Part of me wants to say that this stop was not normal policing, how officers aren’t trained to turn basic traffic violations into fatalities. Yet, I can’t help but think this was a perfectly executed routine stop. I mean, it’s becoming more and more clear that part of police procedure is killing innocent, unarmed Black people in the streets. 

I think a lot about how privileged, white people are probably tired of hearing about police brutality on the news or reading my articles — that almost feel weekly at this point. And I have to ask them: Don’t you think we’re tired, too?

I am tapped out. I am fatigued of having to share with the world how innocent Black people are dying relentlessly. I am sick of comparing these dead Black people to what could’ve been my father, my brother, my sister — or even me.

Wright’s son will always have to live in fear of the same police who took his father from him. He has lost the opportunity to grow up with his father and it is all thanks to a group of heavily armed forces that can’t tell the difference between a taser and a gun.

In the graphic video detailing Wright’s last few minutes alive, the officer pulls out her gun and shoots Wright twice. Seconds later, she turns to her fellow officers and states that she mistook her gun for her taser. 

Now, can we all agree that an officer who can’t tell the difference between a taser and a gun shouldn’t be carrying a gun in the first place? It just sounds like an excuse meant to cover the officer’s behind when footage of her murdering a Black man is later released.

The former officer, Kim Potter, resigned and was charged with second-degree manslaughter in the shooting of Wright. I want to cheer for the swift accountability that occurred — but I can’t. Because nothing has changed — nothing will change.

Chauvin received a guilty verdict on April 20 and was convicted of second-degree murder, third-degree murder and second-degree manslaughter. His conviction seemed to spark joy and  a sense of justice. Then, we heard about Ma’Khia Bryant.

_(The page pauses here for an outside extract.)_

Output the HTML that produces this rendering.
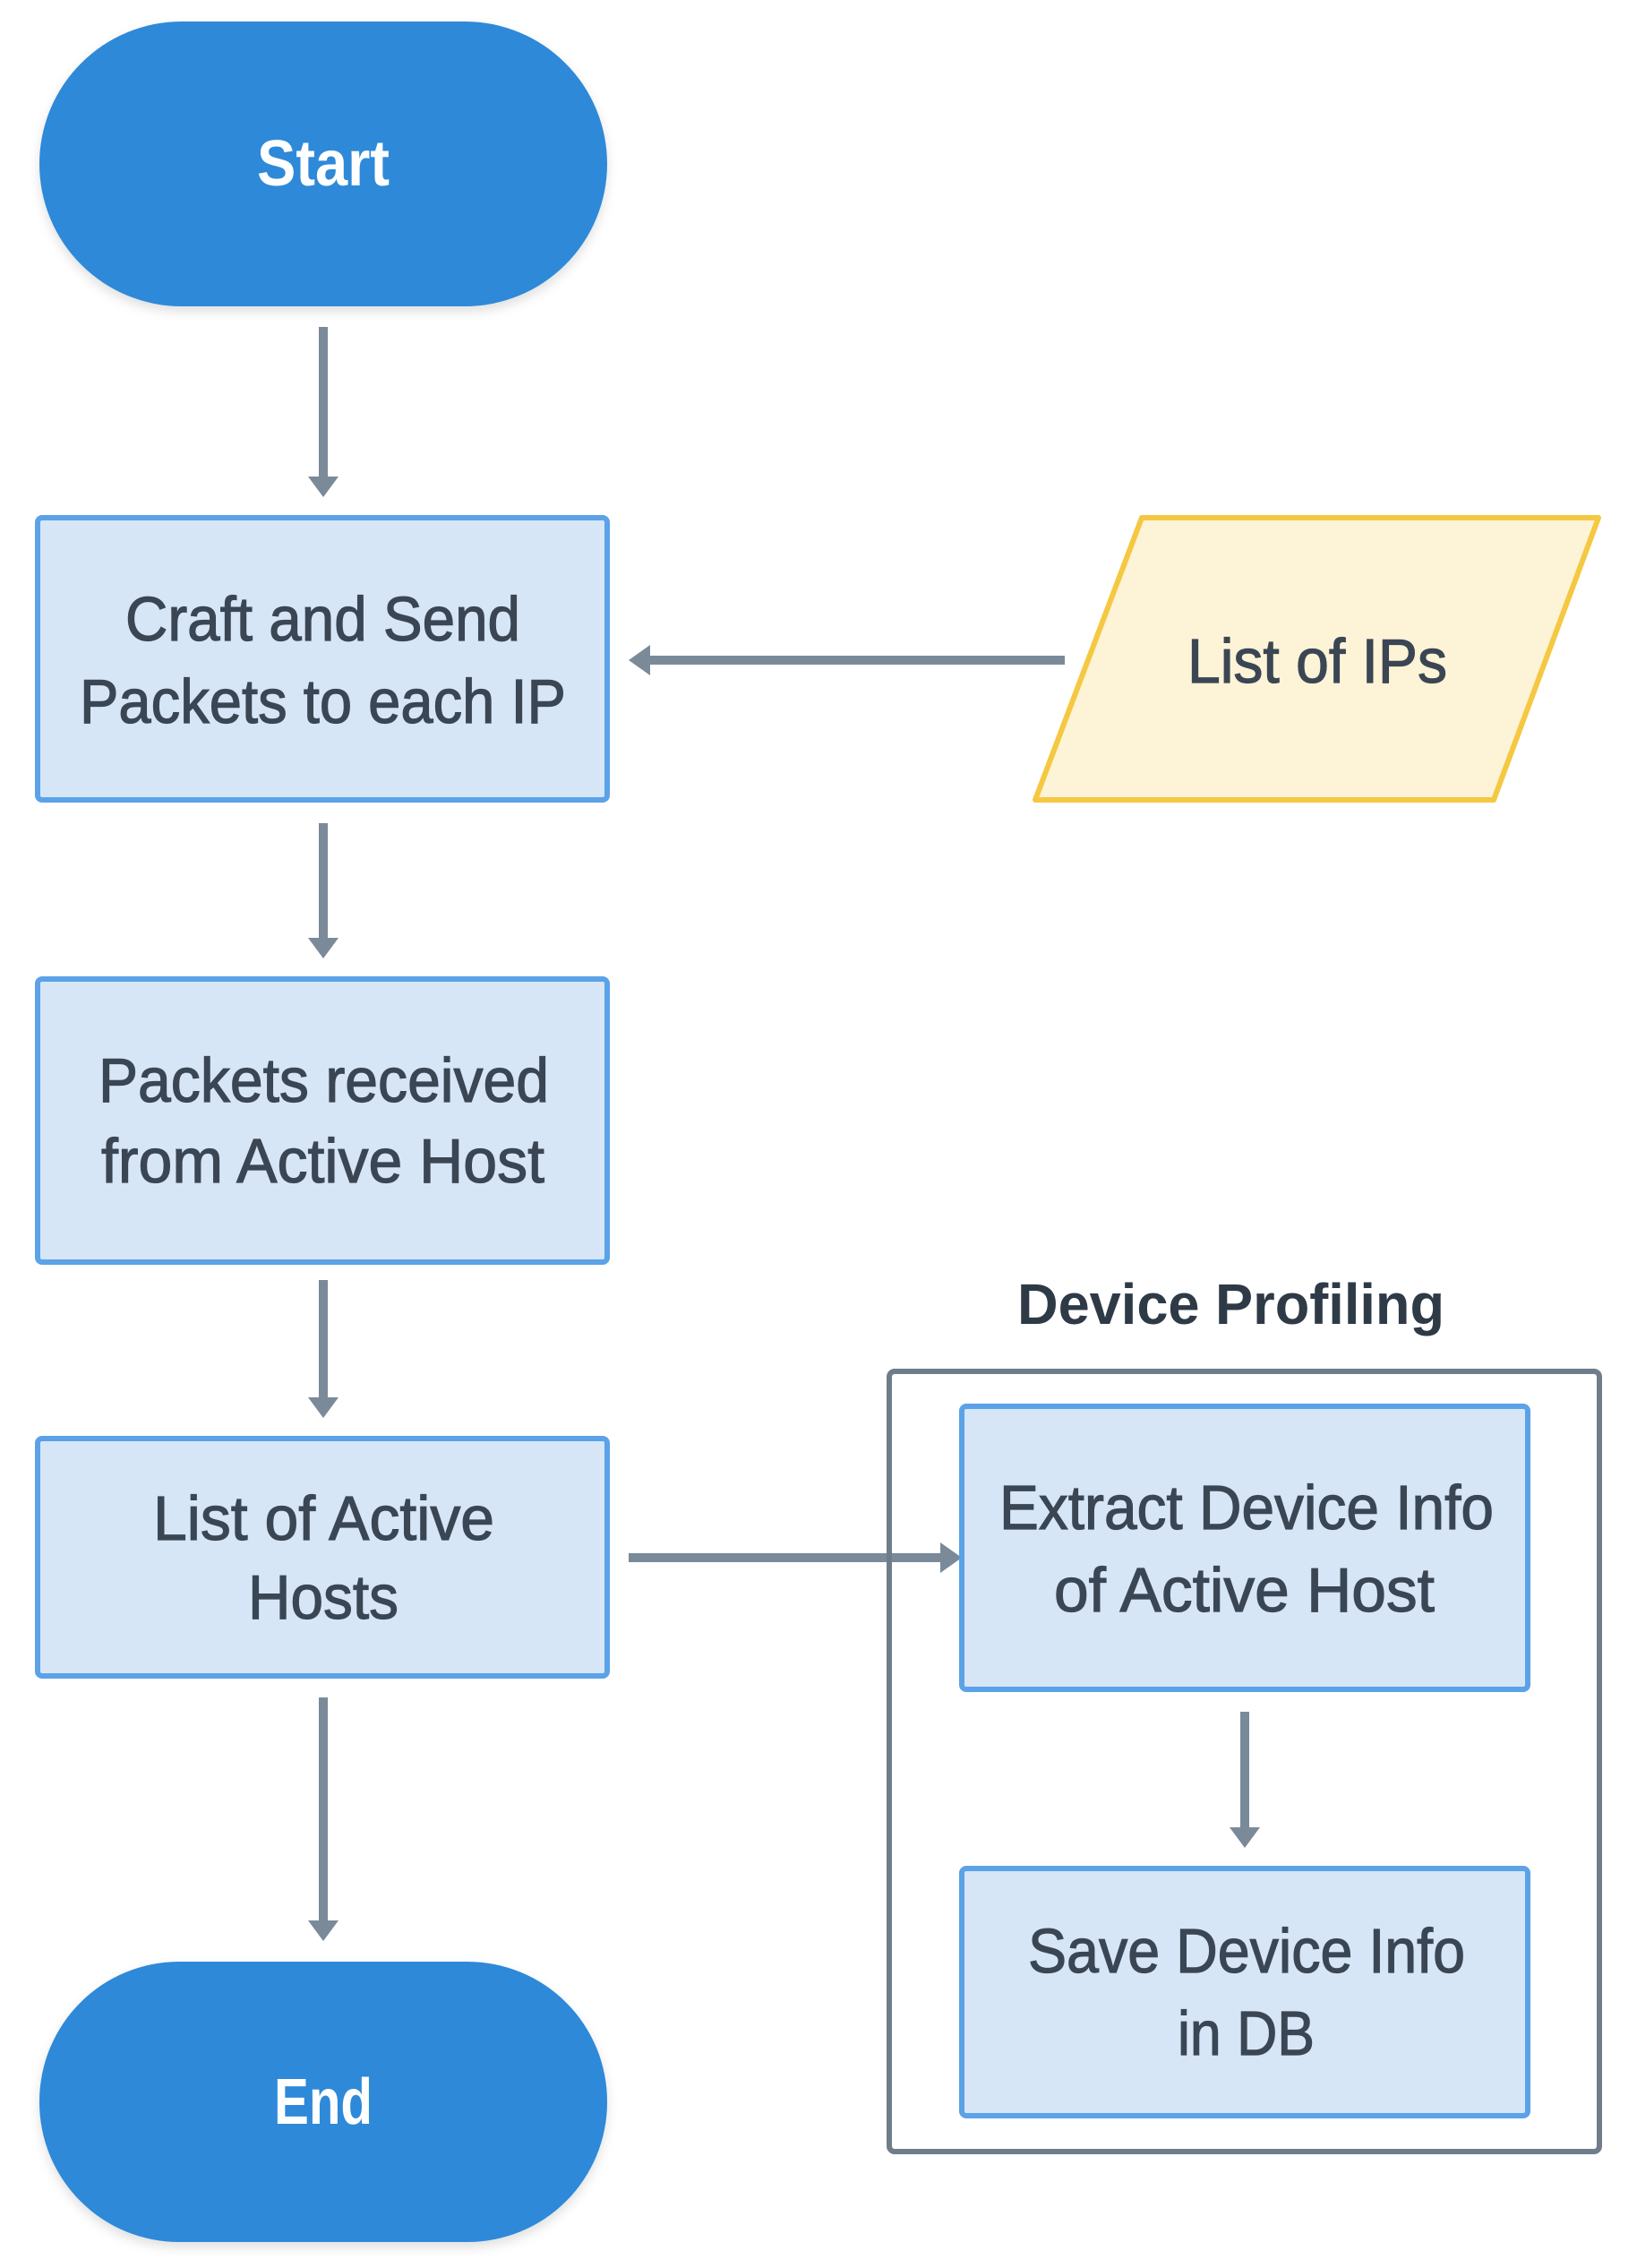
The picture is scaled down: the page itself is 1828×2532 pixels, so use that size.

Bryant was a 16-year-old Black girl who was shot by Columbus, Ohio, police officers on April 20. Not an hour had even passed since the Chauvin verdict was made and the police were out shooting Black people, yet again. This time, a child. 

Chauvin’s trial was not justice, it was accountability. 

Only 121 officers have been arrested on charges relating to on-duty shootings since 2005, according to Philip M. Stinson, a criminal justice professor at Bowling Green State University. Yet, only 95 cases were concluded and of those, only 44 were actually convicted.

Holding police officers to the same rule of law that the rest of the American population must adhere to is not justice — it is necessary. We are not going to praise the system for actually holding guilty officers accountable. 

We watched George Floyd’s murder. We watch Bryant’s murder. We watch Wright’s murder. Why would we rejoice now that their killers have been asked to answer for their actions?

Not knowing a gun from a taser does not serve as a reasonable excuse to get away with killing an innocent man. It does, however, highlight how gravely under-trained and useless police forces around the nation are. And that’s the tea.